[Prompt]
Nothing but the lines from the top of the data to the line holding "const tcValues = ['10', '100', '10', '10'];" should be printed, word for word and both ends included; leave the pictures out.

# Start of Data lines

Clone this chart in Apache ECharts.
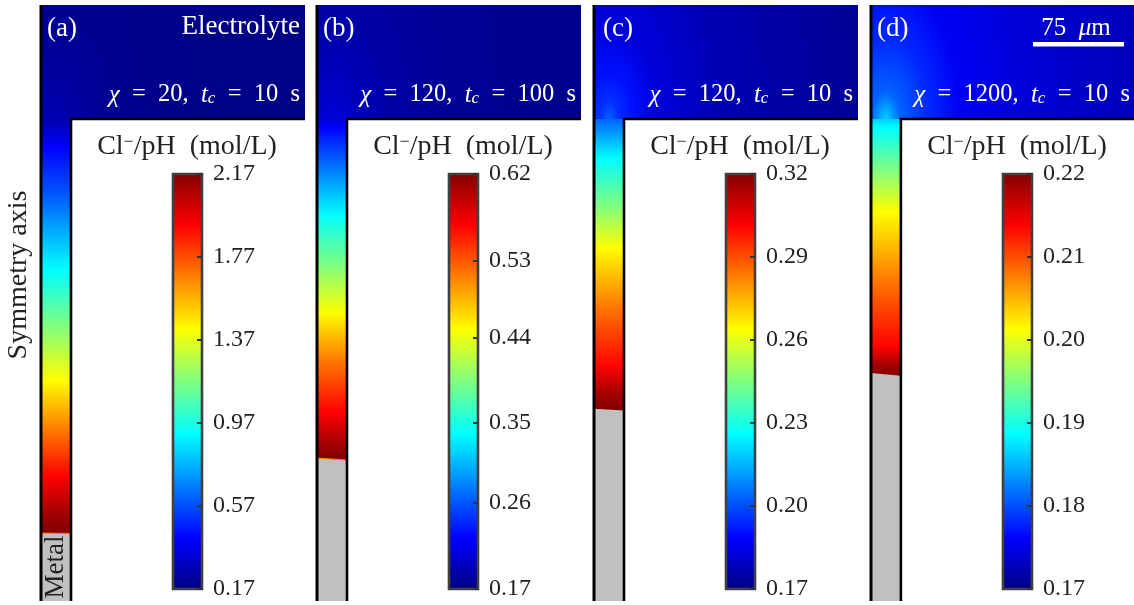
<!DOCTYPE html>
<html><head><meta charset="utf-8">
<style>html,body{margin:0;padding:0;background:#fff}#c{width:1134px;height:605px}</style>
<script src="https://cdn.jsdelivr.net/npm/echarts@6/dist/echarts.min.js"></script>
</head><body><div id="c"></div>
<script>
// Distance below the pit mouth (um) and Cl-/pH (mol/L) along each pit
const pitDepthA = [0, 23, 63, 92.5, 126, 172, 217.5, 259, 298, 326, 345];
const pitValueA = [0.25, 0.42, 0.59, 0.75, 0.92, 1.17, 1.42, 1.68, 1.92, 2.09, 2.17];
const pitDepthB = [0, 7, 42, 80, 122, 161, 201, 244, 267.5, 284];
const pitValueB = [0.21, 0.226, 0.28, 0.34, 0.395, 0.45, 0.51, 0.564, 0.60, 0.62];
const pitDepthC = [0, 32.5, 72, 107.5, 155, 206, 227.5, 243];
const pitValueC = [0.203, 0.226, 0.245, 0.264, 0.283, 0.301, 0.314, 0.32];
const pitDepthD = [0, 7.5, 42.5, 77.5, 134, 190, 204, 214];
const pitValueD = [0.1865, 0.1888, 0.195, 0.2013, 0.2078, 0.2138, 0.218, 0.22];
// Distance from the pit mouth (um, vertical distance compressed) and Cl-/pH (mol/L) in the electrolyte
const radiusA = [0, 20, 50, 100, 230];
const bulkValueA = [0.27, 0.23, 0.20, 0.186, 0.178];
const radiusB = [0, 20, 50, 100, 230];
const bulkValueB = [0.21, 0.197, 0.186, 0.179, 0.1745];
const radiusC = [0, 8, 20, 40, 95, 207, 230];
const bulkValueC = [0.203, 0.1955, 0.191, 0.1835, 0.1775, 0.173, 0.1725];
const radiusD = [0, 12, 35, 62, 118, 200, 230];
const bulkValueD = [0.1865, 0.181, 0.17825, 0.17575, 0.17425, 0.173, 0.17275];
// Corrosion front depth at the axis and at the pit wall (um)
const frontA = [345, 345.5];
const frontB = [282.5, 284.3];
const frontC = [241.5, 243];
const frontD = [211.7, 214];
// Colour bar ticks
const ticksA = [0.17, 0.57, 0.97, 1.37, 1.77, 2.17];
const ticksB = [0.17, 0.264, 0.35, 0.442, 0.526, 0.62];
const ticksC = [0.17, 0.20, 0.23, 0.26, 0.29, 0.32];
const ticksD = [0.17, 0.18, 0.19, 0.20, 0.21, 0.22];
const panelLetters = ['(a)', '(b)', '(c)', '(d)'];
const chiValues = ['20', '120', '120', '1200'];
const tcValues = ['10', '100', '10', '10'];

const panels = [
  {depth: pitDepthA, val: pitValueA, r: radiusA, bulk: bulkValueA, front: frontA, ticks: ticksA, left: 41, edge: true},
  {depth: pitDepthB, val: pitValueB, r: radiusB, bulk: bulkValueB, front: frontB, ticks: ticksB, left: 317, edge: true},
  {depth: pitDepthC, val: pitValueC, r: radiusC, bulk: bulkValueC, front: frontC, ticks: ticksC, left: 594, edge: false},
  {depth: pitDepthD, val: pitValueD, r: radiusD, bulk: bulkValueD, front: frontD, ticks: ticksD, left: 871, edge: false}
];
const jetKnots = [[0,[0,0,128]],[.125,[0,0,255]],[.375,[0,255,255]],[.625,[255,255,0]],[.875,[255,0,0]],[1,[128,0,0]]];
function jet(t){
  t = Math.max(0, Math.min(1, t));
  for (let i = 1; i < jetKnots.length; i++) {
    if (t <= jetKnots[i][0]) {
      const a = jetKnots[i-1], b = jetKnots[i], f = (t-a[0])/(b[0]-a[0]);
      return 'rgb(' + a[1].map((c,k)=>Math.round(c+(b[1][k]-c)*f)).join(',') + ')';
    }
  }
}
const PIT_W = 25, X_MAX = 220, Y_TOP = -95, Y_BOTTOM = 401.67, STRETCH = 1.9;
const grids = [], xAxes = [], yAxes = [], series = [], graphics = [];
const serif = '"Liberation Serif", serif';
panels.forEach((p, n) => {
  const vMin = p.ticks[0], vMax = p.ticks[5], norm = v => (v-vMin)/(vMax-vMin);
  const gMain = grids.length;
  grids.push({left: p.left, top: 5, width: 264, height: 596});
  xAxes.push({type:'value', gridIndex:gMain, min:0, max:X_MAX, show:false});
  yAxes.push({type:'value', gridIndex:gMain, min:Y_TOP, max:Y_BOTTOM, inverse:true, show:false});
  // electrolyte
  series.push({type:'custom', xAxisIndex:gMain, yAxisIndex:gMain, silent:true, animation:false, z:2, clip:false,
    data:[[0,0]],
    renderItem:(params, api)=>{
      const c = api.coord([PIT_W/2, 0]), a = api.coord([0, Y_TOP]), b = api.coord([X_MAX, 0]);
      const last = p.r[p.r.length-1], R = api.coord([PIT_W/2+last, 0])[0]-c[0];
      const stops = p.r.map((r,i)=>({offset:r/last, color:jet(norm(p.bulk[i]))}));
      return {type:'rect', originX:0, originY:c[1], scaleX:1, scaleY:STRETCH,
        shape:{x:a[0], y:c[1]+(a[1]-c[1])/STRETCH, width:b[0]-a[0], height:(b[1]-a[1])/STRETCH},
        style:{fill:new echarts.graphic.RadialGradient(c[0], c[1], R, stops, true)}};
    }});
  // pit
  series.push({type:'custom', xAxisIndex:gMain, yAxisIndex:gMain, silent:true, animation:false, z:3, clip:false,
    data:p.depth.map((d,i)=>[d,p.val[i]]),
    renderItem:(params, api)=>{
      const i = params.dataIndex;
      if (i >= p.depth.length-1) return {type:'group', children:[]};
      const a = api.coord([0, p.depth[i]]), b = api.coord([PIT_W, p.depth[i+1]]);
      const h = b[1]-a[1];
      return {type:'rect', shape:{x:a[0], y:a[1], width:b[0]-a[0], height:h+1},
        style:{fill:{type:'linear', x:0, y:0, x2:0, y2:h/(h+1), colorStops:[
          {offset:0, color:jet(norm(p.val[i]))},{offset:1, color:jet(norm(p.val[i+1]))}]}}};
    }});
  // metal, front, walls
  series.push({type:'custom', xAxisIndex:gMain, yAxisIndex:gMain, silent:true, animation:false, z:4, clip:false,
    data:[p.front],
    renderItem:(params, api)=>{
      const pt = (x,y)=>api.coord([x,y]);
      const children = [
        {type:'polygon', shape:{points:[pt(0,p.front[0]), pt(PIT_W,p.front[1]), pt(PIT_W,Y_BOTTOM), pt(0,Y_BOTTOM)]}, style:{fill:'#c0c0c0'}}
      ];
      if (p.edge) children.push({type:'polyline', shape:{points:[pt(0,p.front[0]), pt(PIT_W,p.front[1])]}, style:{stroke:'#ff7a10', lineWidth:1.2, fill:null}});
      children.push({type:'polyline', shape:{points:[pt(0,Y_TOP), pt(0,Y_BOTTOM)]}, style:{stroke:'#000', lineWidth:3, fill:null}});
      children.push({type:'polyline', shape:{points:[pt(PIT_W,Y_BOTTOM), pt(PIT_W,0), pt(X_MAX,0)]}, style:{stroke:'#000', lineWidth:2.6, fill:null}});
      return {type:'group', children};
    }});
  // colour bar
  const gBar = grids.length;
  const barLeft = p.left + 132;
  grids.push({left: barLeft, top: 174, width: 29, height: 415});
  xAxes.push({type:'value', gridIndex:gBar, min:0, max:1, show:false});
  yAxes.push({type:'value', gridIndex:gBar, min:vMin, max:vMax, position:'right', z:10,
    splitLine:{show:false}, axisLine:{show:false, onZero:false},
    axisTick:{show:true, inside:true, length:5, lineStyle:{color:'#333', width:2}, customValues:p.ticks},
    axisLabel:{show:true, margin:11, color:'#222', fontFamily:serif, fontSize:24, customValues:p.ticks,
      formatter:v=>Number(v).toFixed(2)}});
  series.push({type:'custom', xAxisIndex:gBar, yAxisIndex:gBar, silent:true, animation:false, z:2, clip:false,
    data:[[vMin, vMax]],
    renderItem:(params, api)=>{
      const a = api.coord([0, vMax]), b = api.coord([1, vMin]);
      return {type:'rect', shape:{x:a[0], y:a[1], width:b[0]-a[0], height:b[1]-a[1]},
        style:{stroke:'#404040', lineWidth:2.6, fill:{type:'linear', x:0, y:0, x2:0, y2:1,
          colorStops:jetKnots.map(k=>({offset:1-k[0], color:jet(k[0])})).reverse()}}};
    }});
  // texts
  const right = p.left + 259;
  const rich = {i:{fontStyle:'italic', fontFamily:serif, fontSize:25, fill:'#fff'},
                s:{fontStyle:'italic', fontFamily:serif, fontSize:17, fill:'#fff', verticalAlign:'bottom', padding:[8,0,0,0]}};
  const letterX = [47, 323, 603, 877][n];
  graphics.push({type:'text', z:100, x:letterX, y:29, style:{text:panelLetters[n], fontFamily:serif, fontSize:27, fill:'#fff', align:'left', verticalAlign:'middle'}});
  graphics.push({type:'text', z:100, x:right, y:95, style:{
    text:'{i|χ}  =  '+chiValues[n]+',  {i|t}{s|c}  =  '+tcValues[n]+'  s', rich,
    fontFamily:serif, fontSize:24.5, fill:'#fff', align:'right', verticalAlign:'middle'}});
  graphics.push({type:'text', z:100, x:p.left+146, y:147, style:{
    text:'Cl{u|−}/pH  (mol/L)', rich:{u:{fontFamily:serif, fontSize:18, fill:'#222', verticalAlign:'top', padding:[0,0,8,0]}},
    fontFamily:serif, fontSize:28, fill:'#222', align:'center', verticalAlign:'middle'}});
});
graphics.push({type:'text', z:100, x:300, y:27, style:{text:'Electrolyte', fontFamily:serif, fontSize:27, fill:'#fff', align:'right', verticalAlign:'middle'}});
graphics.push({type:'text', z:100, x:1076, y:28, style:{text:'75  {i|μ}m', rich:{i:{fontStyle:'italic', fontFamily:serif, fontSize:25, fill:'#fff'}}, fontFamily:serif, fontSize:25, fill:'#fff', align:'center', verticalAlign:'middle'}});
graphics.push({type:'rect', z:100, shape:{x:1033, y:42, width:91, height:4.5}, style:{fill:'#fff'}});
graphics.push({type:'text', z:100, x:19, y:275, rotation:Math.PI/2, style:{text:'Symmetry axis', fontFamily:serif, fontSize:28, fill:'#222', align:'center', verticalAlign:'middle'}});
graphics.push({type:'text', z:100, x:56, y:567, rotation:Math.PI/2, style:{text:'Metal', fontFamily:serif, fontSize:27, fill:'#222', align:'center', verticalAlign:'middle'}});

const chart = echarts.init(document.getElementById('c'), null, {renderer:'canvas'});
chart.setOption({animation:false, backgroundColor:'#fff', grid:grids, xAxis:xAxes, yAxis:yAxes, series, graphic:{elements:graphics}});
</script></body></html>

# End of Data lines

[Task answer]
Clone this chart in Apache ECharts.
<!DOCTYPE html>
<html><head><meta charset="utf-8">
<style>html,body{margin:0;padding:0;background:#fff}#c{width:1134px;height:605px}</style>
<script src="https://cdn.jsdelivr.net/npm/echarts@6/dist/echarts.min.js"></script>
</head><body><div id="c"></div>
<script>
// Distance below the pit mouth (um) and Cl-/pH (mol/L) along each pit
const pitDepthA = [0, 23, 63, 92.5, 126, 172, 217.5, 259, 298, 326, 345];
const pitValueA = [0.25, 0.42, 0.59, 0.75, 0.92, 1.17, 1.42, 1.68, 1.92, 2.09, 2.17];
const pitDepthB = [0, 7, 42, 80, 122, 161, 201, 244, 267.5, 284];
const pitValueB = [0.21, 0.226, 0.28, 0.34, 0.395, 0.45, 0.51, 0.564, 0.60, 0.62];
const pitDepthC = [0, 32.5, 72, 107.5, 155, 206, 227.5, 243];
const pitValueC = [0.203, 0.226, 0.245, 0.264, 0.283, 0.301, 0.314, 0.32];
const pitDepthD = [0, 7.5, 42.5, 77.5, 134, 190, 204, 214];
const pitValueD = [0.1865, 0.1888, 0.195, 0.2013, 0.2078, 0.2138, 0.218, 0.22];
// Distance from the pit mouth (um, vertical distance compressed) and Cl-/pH (mol/L) in the electrolyte
const radiusA = [0, 20, 50, 100, 230];
const bulkValueA = [0.27, 0.23, 0.20, 0.186, 0.178];
const radiusB = [0, 20, 50, 100, 230];
const bulkValueB = [0.21, 0.197, 0.186, 0.179, 0.1745];
const radiusC = [0, 8, 20, 40, 95, 207, 230];
const bulkValueC = [0.203, 0.1955, 0.191, 0.1835, 0.1775, 0.173, 0.1725];
const radiusD = [0, 12, 35, 62, 118, 200, 230];
const bulkValueD = [0.1865, 0.181, 0.17825, 0.17575, 0.17425, 0.173, 0.17275];
// Corrosion front depth at the axis and at the pit wall (um)
const frontA = [345, 345.5];
const frontB = [282.5, 284.3];
const frontC = [241.5, 243];
const frontD = [211.7, 214];
// Colour bar ticks
const ticksA = [0.17, 0.57, 0.97, 1.37, 1.77, 2.17];
const ticksB = [0.17, 0.264, 0.35, 0.442, 0.526, 0.62];
const ticksC = [0.17, 0.20, 0.23, 0.26, 0.29, 0.32];
const ticksD = [0.17, 0.18, 0.19, 0.20, 0.21, 0.22];
const panelLetters = ['(a)', '(b)', '(c)', '(d)'];
const chiValues = ['20', '120', '120', '1200'];
const tcValues = ['10', '100', '10', '10'];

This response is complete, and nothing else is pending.